Rabobank sues RBC over Enron total return swap
RBC, Canada’s biggest bank, made the $517 million loan to a subsidiary of Enron called Heracles Trust in November 2000. To hedge out the credit risk of the loan, RBC entered into a total return swap with Rabobank for the entire value of the loan. A total return swap is a form of credit derivative where a counterparty transfers its credit exposure on an asset to another counterparty that in exchange receives a premium equal to the cost of holding the specified asset on its balance sheet. Hence the hedger, in this case RBC, would have to pay the protection seller, Rabobank, any positive change in the value of the asset – in this case the interest payments. The protection seller in turn would pay the hedger a Libor spread plus any negative changes in the value of the asset – in this case defaulted interest payments or the principle.

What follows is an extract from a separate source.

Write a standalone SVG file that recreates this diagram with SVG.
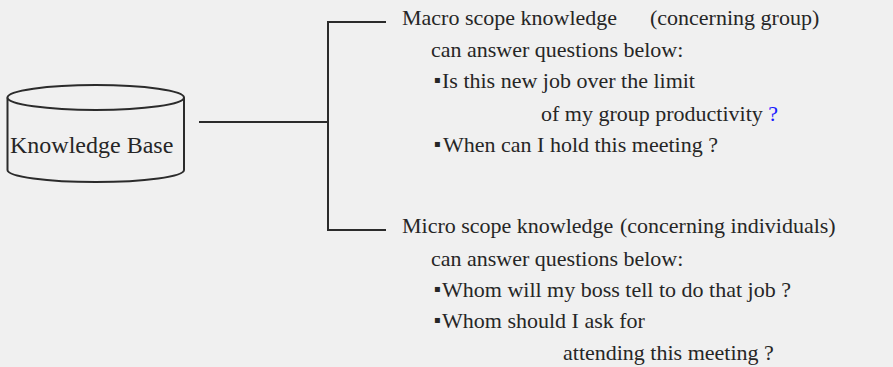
<svg xmlns="http://www.w3.org/2000/svg" width="893" height="367" viewBox="0 0 893 367">
  <style>
    .bg { fill: #f0f0f0; }
    .edge { fill: none; stroke: #2b2b2b; stroke-width: 2; }
    .db { fill: #f0f0f0; stroke: #2b2b2b; stroke-width: 2; }
    text { font-family: 'Liberation Serif', 'Noto Serif', 'DejaVu Serif', serif; font-size: 22px; fill: #262626; }
    .kb { font-size: 24px; }
    .dot { font-family: 'DejaVu Sans', sans-serif; font-size: 10px; }
    .blue { fill: #1a1aff; }
  </style>

  <rect class="bg" x="0" y="0" width="893" height="367"/>

  <!-- database cylinder -->
  <g id="knowledge-base">
    <path class="db" d="M7.5,97.5 L7.5,170 A88.25,12 0 0 0 184,170 L184,97.5"/>
    <ellipse class="db" cx="95.75" cy="97.5" rx="88.25" ry="12.5"/>
    <text class="kb" x="10" y="153">Knowledge Base</text>
  </g>

  <!-- bracket connectors -->
  <g id="connectors">
    <path class="edge" d="M199,122 L328,122"/>
    <path class="edge" d="M386,22 L328,22 L328,230 L386,230"/>
  </g>

  <g id="macro-scope">
    <text x="402" y="25">Macro scope knowledge</text>
    <text x="650" y="25">(concerning group)</text>
    <text x="431" y="57">can answer questions below:</text>
    <text x="434" y="88"><tspan class="dot" dy="-5">▪</tspan><tspan x="442" dy="5">Is this new job over the limit</tspan></text>
    <text x="541" y="121">of my group productivity <tspan class="blue">?</tspan></text>
    <text x="434" y="152"><tspan class="dot" dy="-5">▪</tspan><tspan x="443" dy="5">When can I hold this meeting ?</tspan></text>
  </g>

  <g id="micro-scope">
    <text x="402" y="233">Micro scope knowledge</text>
    <text x="620" y="233">(concerning individuals)</text>
    <text x="431" y="266">can answer questions below:</text>
    <text x="434" y="297"><tspan class="dot" dy="-5">▪</tspan><tspan x="442" dy="5">Whom will my boss tell to do that job ?</tspan></text>
    <text x="434" y="328"><tspan class="dot" dy="-5">▪</tspan><tspan x="442" dy="5">Whom should I ask for</tspan></text>
    <text x="563" y="360">attending this meeting ?</text>
  </g>
</svg>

Rabobank took the $517 million exposure onto its own balance sheet, agreeing to pay any negative change on the value of the loan. Although it has made all the interest payments on the loan to date, Rabobank now contends that the swap transaction was entered into on a fraudulent basis and is refusing to repay the principle that it owes following Enron’s collapse. A spokesman for RBC told RiskNews that Rabobank's decision to sue RBC came as an “absolute surprise”.
“We are flabbergasted,” he said. “Rabobank is a major financial institution, and yet it is portraying itself as a victim.”
Rabobank, in turn, claims that RBC knew of “massive corruption and self-dealing” by Enron’s senior management. Perhaps more seriously, Rabobank stated: “RBC possessed this knowledge through key operatives in RBC’s structured finance operations who had, for a prior employer, themselves participated in the creation of these corrupt insider transactions.”
RBC countersued Rabobank on Monday in retaliation to Rabobank’s earlier lawsuit filed on Friday last week. RBC is aiming to claim damages for the breach of contract contained in the total return swap agreement as well as for any “other relief that the court considers necessary or appropriate”. But there is no specific mention made of seeking damages relating to loss of reputation.
Rabobank’s allegations that RBC tried to defraud it using the total return swap contract centred around the participation of three ex-employees who worked in RBC’s structured finance team and who were directly involved in the Enron transaction. The men, Gary Mulgrew, ex-head of global banking for RBC in Europe, David Bermingham and Giles Darby, left RBC last year following the transaction, though RBC categorically insisted they were not fired: “Claims that they were fired are patently untrue,” said RBC’s spokesman, Paul Wilson. “While they worked for us they did a damn good job.”